--- Start Source data ---

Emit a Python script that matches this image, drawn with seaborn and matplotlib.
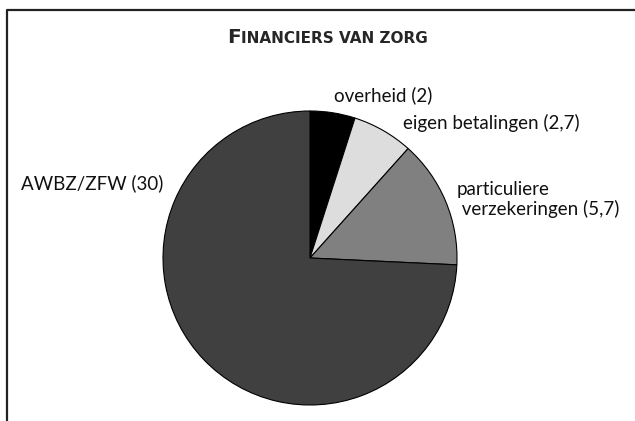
import matplotlib
matplotlib.use('Agg')
import matplotlib.pyplot as plt
from matplotlib.lines import Line2D
import seaborn as sns

labels = ['overheid (2)', 'eigen betalingen (2,7)',
          'particuliere\n verzekeringen (5,7)', 'AWBZ/ZFW (30)']
values = [2, 2.7, 5.7, 30]
colors = ['#000000', '#dddddd', '#808080', '#404040']
# label anchor (x, y, ha) in pie units
label_pos = [(0.16, 1.11, 'left'), (0.63, 0.92, 'left'),
             (1.0, 0.40, 'left'), (-1.0, 0.51, 'right')]

sns.set_theme(style='white')
plt.rcParams['font.family'] = ['Lato', 'DejaVu Sans']

fig = plt.figure(figsize=(6.35, 4.21), dpi=100)
ax = fig.add_axes([163 / 635, 16 / 421, 294 / 635, 294 / 421])

wedges, texts = ax.pie(values, labels=labels, colors=colors, startangle=90,
                       counterclock=False,
                       wedgeprops=dict(edgecolor='black', linewidth=0.8),
                       textprops=dict(fontsize=13.5, color='#111111',
                                      linespacing=1.15))
for t, (x, y, ha) in zip(texts, label_pos):
    t.set_position((x, y))
    t.set_ha(ha)
    t.set_va('center')
ax.set_xlim(-1, 1)
ax.set_ylim(-1, 1)

# frame: top and left edges only
fy = 1 - 10 / 421
fx = 7 / 635
fig.add_artist(Line2D([fx, fx, 1], [0, fy, fy], transform=fig.transFigure,
                      color='#222222', linewidth=1.6))

# small-caps title
big = 'F'
small = 'INANCIERS VAN ZORG'
tfont = ['DejaVu Sans']
r = fig.canvas.get_renderer()
t1 = fig.text(0, 0, big, fontsize=14.5, fontweight='bold', va='baseline',
              family=tfont)
t2 = fig.text(0, 0, small, fontsize=11, fontweight='bold', va='baseline',
              family=tfont)
w1 = t1.get_window_extent(r).width
w2 = t2.get_window_extent(r).width
x0 = (327 - (w1 + w2) / 2) / 635
yb = 1 - 43 / 421
t1.set_position((x0, yb))
t2.set_position((x0 + (w1 + 0.5) / 635, yb))

fig.savefig('out.png', dpi=100)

--- End Source data ---

• Task details
Restate the data above exactly, stripping out each image.

• Answer to the exercise
Emit a Python script that matches this image, drawn with seaborn and matplotlib.
import matplotlib
matplotlib.use('Agg')
import matplotlib.pyplot as plt
from matplotlib.lines import Line2D
import seaborn as sns

labels = ['overheid (2)', 'eigen betalingen (2,7)',
          'particuliere\n verzekeringen (5,7)', 'AWBZ/ZFW (30)']
values = [2, 2.7, 5.7, 30]
colors = ['#000000', '#dddddd', '#808080', '#404040']
# label anchor (x, y, ha) in pie units
label_pos = [(0.16, 1.11, 'left'), (0.63, 0.92, 'left'),
             (1.0, 0.40, 'left'), (-1.0, 0.51, 'right')]

sns.set_theme(style='white')
plt.rcParams['font.family'] = ['Lato', 'DejaVu Sans']

fig = plt.figure(figsize=(6.35, 4.21), dpi=100)
ax = fig.add_axes([163 / 635, 16 / 421, 294 / 635, 294 / 421])

wedges, texts = ax.pie(values, labels=labels, colors=colors, startangle=90,
                       counterclock=False,
                       wedgeprops=dict(edgecolor='black', linewidth=0.8),
                       textprops=dict(fontsize=13.5, color='#111111',
                                      linespacing=1.15))
for t, (x, y, ha) in zip(texts, label_pos):
    t.set_position((x, y))
    t.set_ha(ha)
    t.set_va('center')
ax.set_xlim(-1, 1)
ax.set_ylim(-1, 1)

# frame: top and left edges only
fy = 1 - 10 / 421
fx = 7 / 635
fig.add_artist(Line2D([fx, fx, 1], [0, fy, fy], transform=fig.transFigure,
                      color='#222222', linewidth=1.6))

# small-caps title
big = 'F'
small = 'INANCIERS VAN ZORG'
tfont = ['DejaVu Sans']
r = fig.canvas.get_renderer()
t1 = fig.text(0, 0, big, fontsize=14.5, fontweight='bold', va='baseline',
              family=tfont)
t2 = fig.text(0, 0, small, fontsize=11, fontweight='bold', va='baseline',
              family=tfont)
w1 = t1.get_window_extent(r).width
w2 = t2.get_window_extent(r).width
x0 = (327 - (w1 + w2) / 2) / 635
yb = 1 - 43 / 421
t1.set_position((x0, yb))
t2.set_position((x0 + (w1 + 0.5) / 635, yb))

fig.savefig('out.png', dpi=100)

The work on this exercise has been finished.